Solo Last Friday Ride


Malam ini aku ikut Solo Last Friday Ride. Untuk pertama kalinya. Aku datang lebih awal. Sepedaku kutuntun pelan-pelan menuju barisan kendaraan tak bermesin yang diam namun tampak bertenaga. Di bawah lampu taman yang sendu, orang-orang berkumpul. Mereka bercakap, tertawa, menyetel lampu sepeda, memasang helm. Satu dua anak muda duduk di sadel sambil memainkan ponsel. Suasana tenang, tapi aku bisa merasakan degupnya. Seperti hati yang bersiap menyambut sesuatu yang besar, meski tak tahu apa.

Lalu kami bergerak. Berpuluh-puluh sepeda mengalir di jalan kota. Di depan, toko-toko berjajar dengan lampu terang dan papan reklame yang menyala seperti bintang buatan. Kami melaju perlahan di antara mobil dan motor. Orang-orang mengenakan kaus hitam, celana pendek, topi, helm, semuanya serba kasual, tapi ada semangat yang tidak kasual dalam sorot mata mereka.

Aku berada di tengah-tengah rombongan, dikelilingi kayuhan dari segala arah. Ban sepeda menggelinding seperti harmoni. Suara rantai, derak rem, dan obrolan kecil menjadi latar musik kami. Kami menyusuri gang, melewati warung, tembok panjang, dan rumah-rumah yang mulai meredup lampunya. Di sisi kanan, pohon pisang bergoyang ditiup angin. Jalanan sempit, tapi kami tetap melaju, beriringan seperti keluarga jauh yang baru saja bertemu.
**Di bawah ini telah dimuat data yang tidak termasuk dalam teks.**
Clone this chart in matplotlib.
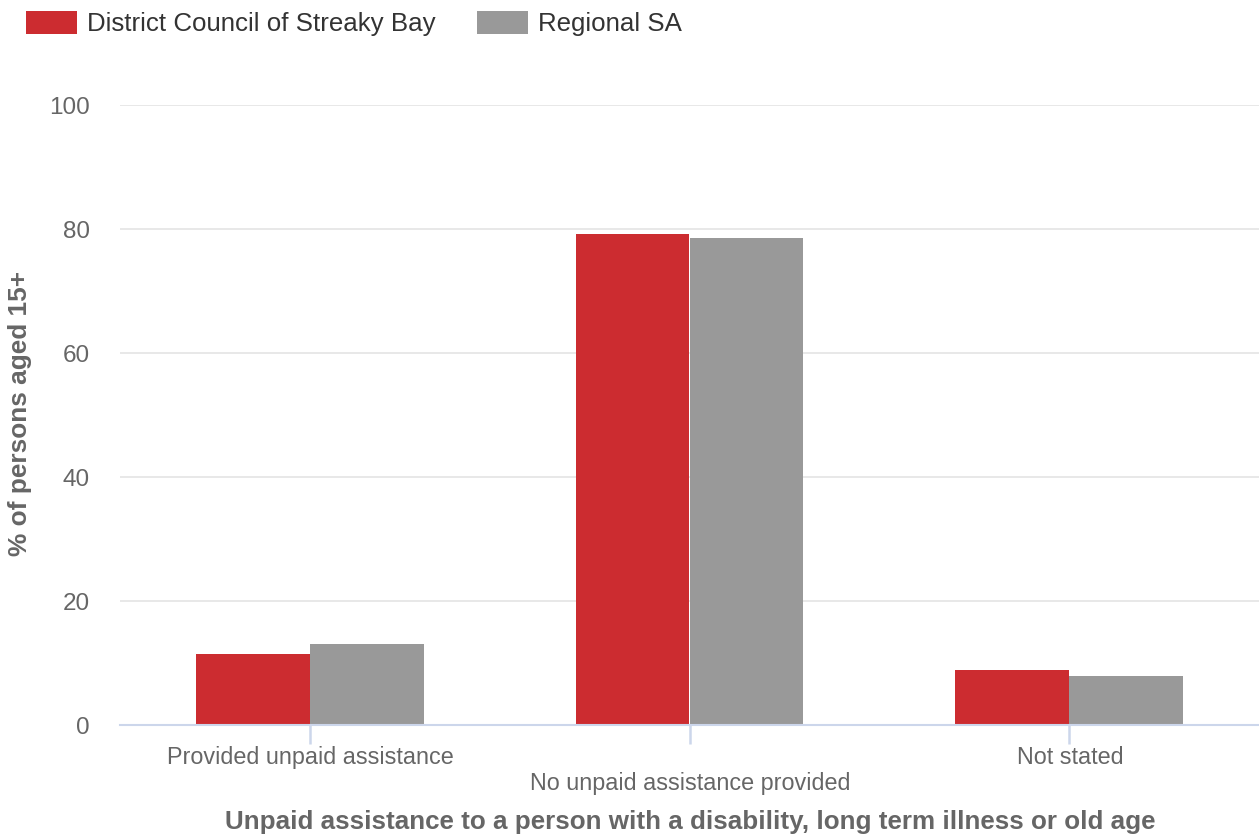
import matplotlib
matplotlib.use("Agg")
import matplotlib.pyplot as plt
import numpy as np
from matplotlib.patches import Patch

plt.rcParams['font.family'] = ['Liberation Sans', 'DejaVu Sans']

categories = ["Provided unpaid assistance", "No unpaid assistance provided", "Not stated"]
series_names = ["District Council of Streaky Bay", "Regional SA"]
streaky_bay = [11.5, 79.2, 8.9]
regional_sa = [13.1, 78.5, 7.9]
colors = ["#cc2c30", "#999999"]
yticks = [0, 20, 40, 60, 80, 100]

fig = plt.figure(figsize=(12.59, 8.39), dpi=100)
ax = fig.add_axes([120/1259, 1 - 725/839, 1139/1259, 620/839])

x = np.arange(len(categories))
w = 0.3
ax.bar(x - w/2, streaky_bay, width=w, color=colors[0], zorder=3)
ax.bar(x + w/2, regional_sa, width=w, color=colors[1], zorder=3)

ax.set_xlim(-0.5, 2.5)
ax.set_ylim(0, 100)
ax.set_yticks(yticks)
ax.set_yticklabels([str(t) for t in yticks], fontsize=17.5, color="#666666")
ax.tick_params(axis='y', length=0, pad=21.6)
ax.grid(axis='y', color="#e6e6e6", linewidth=1.3, zorder=0)
for s in ["top", "right", "left"]:
    ax.spines[s].set_visible(False)
ax.spines["bottom"].set_color("#ccd6eb")
ax.spines["bottom"].set_linewidth(1.5)
ax.spines["bottom"].set_zorder(4)

ax.set_xticks(x)
ax.set_xticklabels([])
ax.tick_params(axis='x', length=13.5, color="#ccd6eb", width=1.8)
for i, lab in enumerate(categories):
    ypix = 764 if i % 2 == 0 else 790
    fig.text((120 + 380 * (i + 0.5)) / 1259, 1 - ypix / 839, lab,
             ha='center', va='baseline', fontsize=16.8, color="#666666")

fig.text(690/1259, 1 - 829/839,
         "Unpaid assistance to a person with a disability, long term illness or old age",
         ha='center', va='baseline', fontsize=18.7, fontweight='bold', color="#666666")
fig.text(20/1259, 1 - 413/839, "% of persons aged 15+", rotation=90,
         ha='center', va='center', fontsize=18.9, fontweight='bold', color="#666666")

handles = [Patch(facecolor=colors[0]), Patch(facecolor=colors[1])]
leg = fig.legend(handles, series_names, loc='upper left', bbox_to_anchor=(26/1259, 1 - 11/839),
                 ncol=2, frameon=False, fontsize=18.6, handlelength=1.97, handleheight=0.97,
                 handletextpad=0.39, columnspacing=1.6, labelcolor="#333333",
                 borderpad=0, borderaxespad=0)

fig.savefig("out.png", dpi=100)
Lalu kami sampai di sebuah perlintasan kereta. Kami berhenti. Ratusan sepeda, ratusan orang. Lampu sepeda menyala seperti kunang-kunang. Di kejauhan, suara kereta mendekat. Tapi semua diam. Tidak ada yang terburu-buru. Tak seorang pun mengeluh. Kami berdiri bersama, menunggu palang terangkat, seakan itulah momen yang ditunggu-tunggu: diam bersama dalam gemuruh kota.
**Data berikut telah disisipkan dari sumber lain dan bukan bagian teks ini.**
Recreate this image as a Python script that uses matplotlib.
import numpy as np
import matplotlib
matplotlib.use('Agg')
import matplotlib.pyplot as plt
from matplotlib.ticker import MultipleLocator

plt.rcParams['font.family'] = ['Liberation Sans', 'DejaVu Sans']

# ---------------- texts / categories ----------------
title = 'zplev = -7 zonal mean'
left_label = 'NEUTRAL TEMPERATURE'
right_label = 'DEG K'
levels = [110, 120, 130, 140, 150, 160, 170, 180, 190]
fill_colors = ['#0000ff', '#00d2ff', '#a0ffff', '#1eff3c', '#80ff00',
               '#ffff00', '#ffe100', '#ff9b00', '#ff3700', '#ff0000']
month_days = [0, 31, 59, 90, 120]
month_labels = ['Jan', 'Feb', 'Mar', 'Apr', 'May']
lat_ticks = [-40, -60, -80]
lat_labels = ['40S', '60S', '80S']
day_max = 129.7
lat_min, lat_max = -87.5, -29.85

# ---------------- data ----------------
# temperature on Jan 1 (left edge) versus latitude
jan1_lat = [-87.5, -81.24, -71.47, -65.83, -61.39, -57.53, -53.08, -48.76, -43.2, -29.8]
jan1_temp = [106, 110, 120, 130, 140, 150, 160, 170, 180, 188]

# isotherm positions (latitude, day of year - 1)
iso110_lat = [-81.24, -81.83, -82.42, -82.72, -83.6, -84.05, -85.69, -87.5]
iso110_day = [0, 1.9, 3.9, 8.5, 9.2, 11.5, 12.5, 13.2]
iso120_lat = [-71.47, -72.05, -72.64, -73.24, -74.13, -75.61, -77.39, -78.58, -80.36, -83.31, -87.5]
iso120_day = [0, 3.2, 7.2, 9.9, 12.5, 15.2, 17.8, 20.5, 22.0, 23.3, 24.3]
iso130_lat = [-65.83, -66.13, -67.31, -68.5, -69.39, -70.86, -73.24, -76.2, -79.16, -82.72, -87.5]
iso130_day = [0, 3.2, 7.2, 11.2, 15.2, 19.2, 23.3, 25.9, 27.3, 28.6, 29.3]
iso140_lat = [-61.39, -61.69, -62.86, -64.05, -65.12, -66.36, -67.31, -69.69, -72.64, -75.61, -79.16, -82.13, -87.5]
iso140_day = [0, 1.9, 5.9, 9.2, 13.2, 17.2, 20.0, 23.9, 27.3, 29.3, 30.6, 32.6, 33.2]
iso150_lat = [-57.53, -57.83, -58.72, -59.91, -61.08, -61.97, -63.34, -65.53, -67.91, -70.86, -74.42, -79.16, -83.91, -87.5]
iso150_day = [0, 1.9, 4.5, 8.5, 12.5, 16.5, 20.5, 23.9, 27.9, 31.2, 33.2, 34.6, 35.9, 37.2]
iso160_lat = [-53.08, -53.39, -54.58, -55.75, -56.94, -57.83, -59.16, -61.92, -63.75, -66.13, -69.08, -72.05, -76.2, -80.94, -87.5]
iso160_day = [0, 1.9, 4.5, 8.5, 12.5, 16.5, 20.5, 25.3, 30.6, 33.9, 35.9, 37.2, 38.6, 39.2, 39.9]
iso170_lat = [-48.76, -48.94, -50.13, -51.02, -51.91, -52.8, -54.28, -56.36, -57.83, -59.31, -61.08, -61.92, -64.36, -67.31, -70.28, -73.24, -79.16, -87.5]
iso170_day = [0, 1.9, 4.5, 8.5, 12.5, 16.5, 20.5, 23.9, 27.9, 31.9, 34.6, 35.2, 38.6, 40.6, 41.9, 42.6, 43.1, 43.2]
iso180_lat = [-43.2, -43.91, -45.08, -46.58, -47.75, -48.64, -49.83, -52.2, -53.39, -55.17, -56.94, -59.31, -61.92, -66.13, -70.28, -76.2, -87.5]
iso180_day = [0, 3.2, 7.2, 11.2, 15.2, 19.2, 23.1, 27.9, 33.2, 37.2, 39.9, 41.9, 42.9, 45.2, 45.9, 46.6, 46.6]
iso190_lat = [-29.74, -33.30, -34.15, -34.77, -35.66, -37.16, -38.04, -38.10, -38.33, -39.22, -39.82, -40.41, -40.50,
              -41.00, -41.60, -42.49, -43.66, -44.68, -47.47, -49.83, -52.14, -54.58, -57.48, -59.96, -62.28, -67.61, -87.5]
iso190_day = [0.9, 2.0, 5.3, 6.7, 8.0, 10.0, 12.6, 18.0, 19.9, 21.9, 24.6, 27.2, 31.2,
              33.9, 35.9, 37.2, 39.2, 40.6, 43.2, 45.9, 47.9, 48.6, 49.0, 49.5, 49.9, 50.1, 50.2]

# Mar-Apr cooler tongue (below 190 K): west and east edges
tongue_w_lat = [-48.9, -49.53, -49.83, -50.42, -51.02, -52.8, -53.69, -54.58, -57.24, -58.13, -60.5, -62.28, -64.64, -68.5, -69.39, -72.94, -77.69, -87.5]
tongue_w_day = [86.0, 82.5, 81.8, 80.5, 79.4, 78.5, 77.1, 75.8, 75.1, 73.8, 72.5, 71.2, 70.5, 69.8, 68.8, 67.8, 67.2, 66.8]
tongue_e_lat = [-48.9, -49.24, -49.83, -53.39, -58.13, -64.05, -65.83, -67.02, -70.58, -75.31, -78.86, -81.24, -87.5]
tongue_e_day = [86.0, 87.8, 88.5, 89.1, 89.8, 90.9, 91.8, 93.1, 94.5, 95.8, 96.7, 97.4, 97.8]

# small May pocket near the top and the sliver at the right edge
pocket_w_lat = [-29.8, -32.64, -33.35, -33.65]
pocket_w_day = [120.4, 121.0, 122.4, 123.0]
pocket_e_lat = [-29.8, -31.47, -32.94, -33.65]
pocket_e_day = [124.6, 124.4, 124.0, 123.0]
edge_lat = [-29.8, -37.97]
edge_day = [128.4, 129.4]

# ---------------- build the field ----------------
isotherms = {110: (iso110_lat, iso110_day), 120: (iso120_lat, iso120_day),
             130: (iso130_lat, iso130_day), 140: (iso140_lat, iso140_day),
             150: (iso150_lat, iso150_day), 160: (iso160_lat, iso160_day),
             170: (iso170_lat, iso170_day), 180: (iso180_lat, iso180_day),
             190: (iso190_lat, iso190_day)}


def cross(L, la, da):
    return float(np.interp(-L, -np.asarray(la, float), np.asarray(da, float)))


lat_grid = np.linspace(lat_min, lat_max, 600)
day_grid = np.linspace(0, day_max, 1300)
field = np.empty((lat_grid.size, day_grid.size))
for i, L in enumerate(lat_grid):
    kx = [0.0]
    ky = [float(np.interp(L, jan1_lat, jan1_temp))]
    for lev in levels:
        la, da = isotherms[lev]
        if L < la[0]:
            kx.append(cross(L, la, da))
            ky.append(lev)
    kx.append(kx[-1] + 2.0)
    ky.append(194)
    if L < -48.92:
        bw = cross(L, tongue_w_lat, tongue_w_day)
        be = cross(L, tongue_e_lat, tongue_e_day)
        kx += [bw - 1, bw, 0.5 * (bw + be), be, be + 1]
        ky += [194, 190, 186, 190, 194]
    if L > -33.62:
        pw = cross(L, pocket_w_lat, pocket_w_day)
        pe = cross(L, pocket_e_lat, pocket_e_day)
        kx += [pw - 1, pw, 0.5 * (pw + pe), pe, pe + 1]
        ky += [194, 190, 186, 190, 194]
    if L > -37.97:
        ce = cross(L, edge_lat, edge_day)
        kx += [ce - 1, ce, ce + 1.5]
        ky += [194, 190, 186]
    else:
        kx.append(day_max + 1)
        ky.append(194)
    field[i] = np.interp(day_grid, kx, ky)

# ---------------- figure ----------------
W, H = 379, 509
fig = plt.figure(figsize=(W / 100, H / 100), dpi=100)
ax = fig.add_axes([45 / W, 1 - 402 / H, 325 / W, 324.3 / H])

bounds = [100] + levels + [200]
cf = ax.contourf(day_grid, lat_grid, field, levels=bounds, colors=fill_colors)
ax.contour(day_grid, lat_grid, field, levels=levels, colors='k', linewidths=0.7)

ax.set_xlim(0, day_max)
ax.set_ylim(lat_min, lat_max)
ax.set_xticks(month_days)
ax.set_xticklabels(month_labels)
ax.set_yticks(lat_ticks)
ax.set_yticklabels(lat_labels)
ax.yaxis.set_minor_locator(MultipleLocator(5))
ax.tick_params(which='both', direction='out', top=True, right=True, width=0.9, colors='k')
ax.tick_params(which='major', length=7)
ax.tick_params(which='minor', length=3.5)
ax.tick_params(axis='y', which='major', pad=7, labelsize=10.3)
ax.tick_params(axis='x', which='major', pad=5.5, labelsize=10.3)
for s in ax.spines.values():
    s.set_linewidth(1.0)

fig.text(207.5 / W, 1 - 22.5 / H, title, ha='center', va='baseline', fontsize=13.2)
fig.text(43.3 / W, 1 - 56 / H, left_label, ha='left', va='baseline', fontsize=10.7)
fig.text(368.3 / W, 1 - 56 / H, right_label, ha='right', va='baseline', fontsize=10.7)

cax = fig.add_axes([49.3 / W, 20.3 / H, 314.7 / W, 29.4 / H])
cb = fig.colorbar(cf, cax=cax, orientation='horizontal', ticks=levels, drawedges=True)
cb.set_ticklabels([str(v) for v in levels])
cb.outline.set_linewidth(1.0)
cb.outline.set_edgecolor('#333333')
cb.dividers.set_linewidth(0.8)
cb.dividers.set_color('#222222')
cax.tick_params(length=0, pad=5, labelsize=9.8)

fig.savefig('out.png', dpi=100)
Setelah itu, kami melanjutkan perjalanan. Kali ini melewati pusat kota yang lebih ramai. Di depan, billboard besar bergambar wali kota dan slogan pariwisata. Orang-orang tertawa, menunjuk ke sana kemari, memotret, sesekali melambaikan tangan ke pengendara lain yang kebingungan melihat lautan sepeda memenuhi jalan.
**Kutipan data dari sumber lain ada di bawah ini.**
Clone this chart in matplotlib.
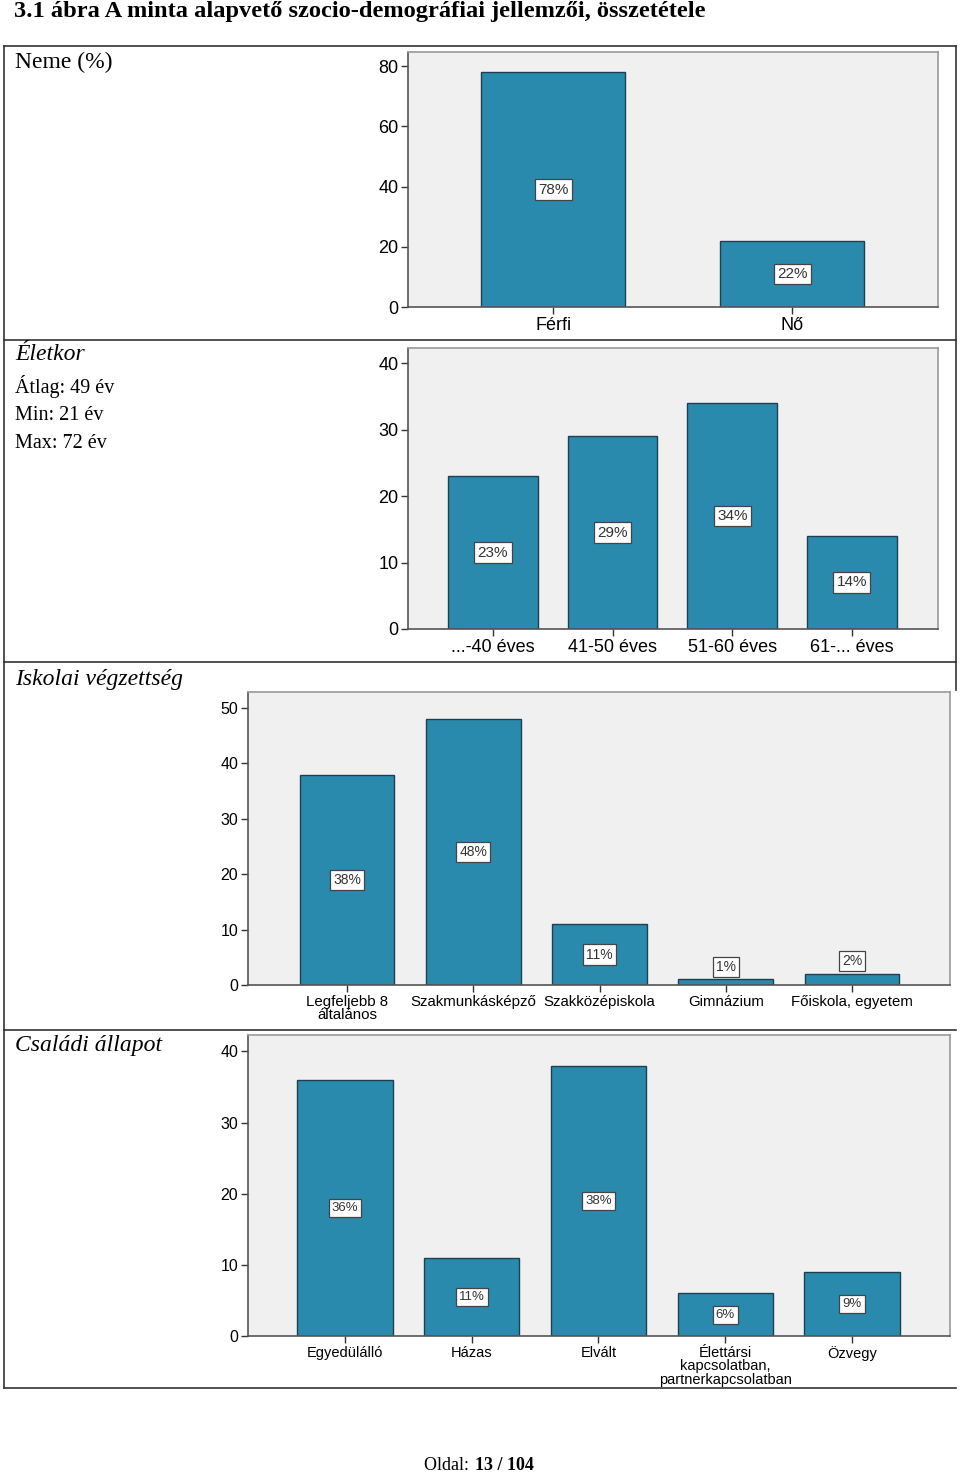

Aku berada di tengah keramaian yang begitu hidup. Semua wajah bersinar, entah karena lampu atau kebahagiaan. Di sekelilingku, anak-anak muda, bapak-bapak, juga beberapa ibu-ibu yang menyamar jadi muda. Kami menembus malam, dan aku tahu: aku tidak hanya mengayuh sepeda, aku sedang menyusuri ingatan yang akan lama tinggal.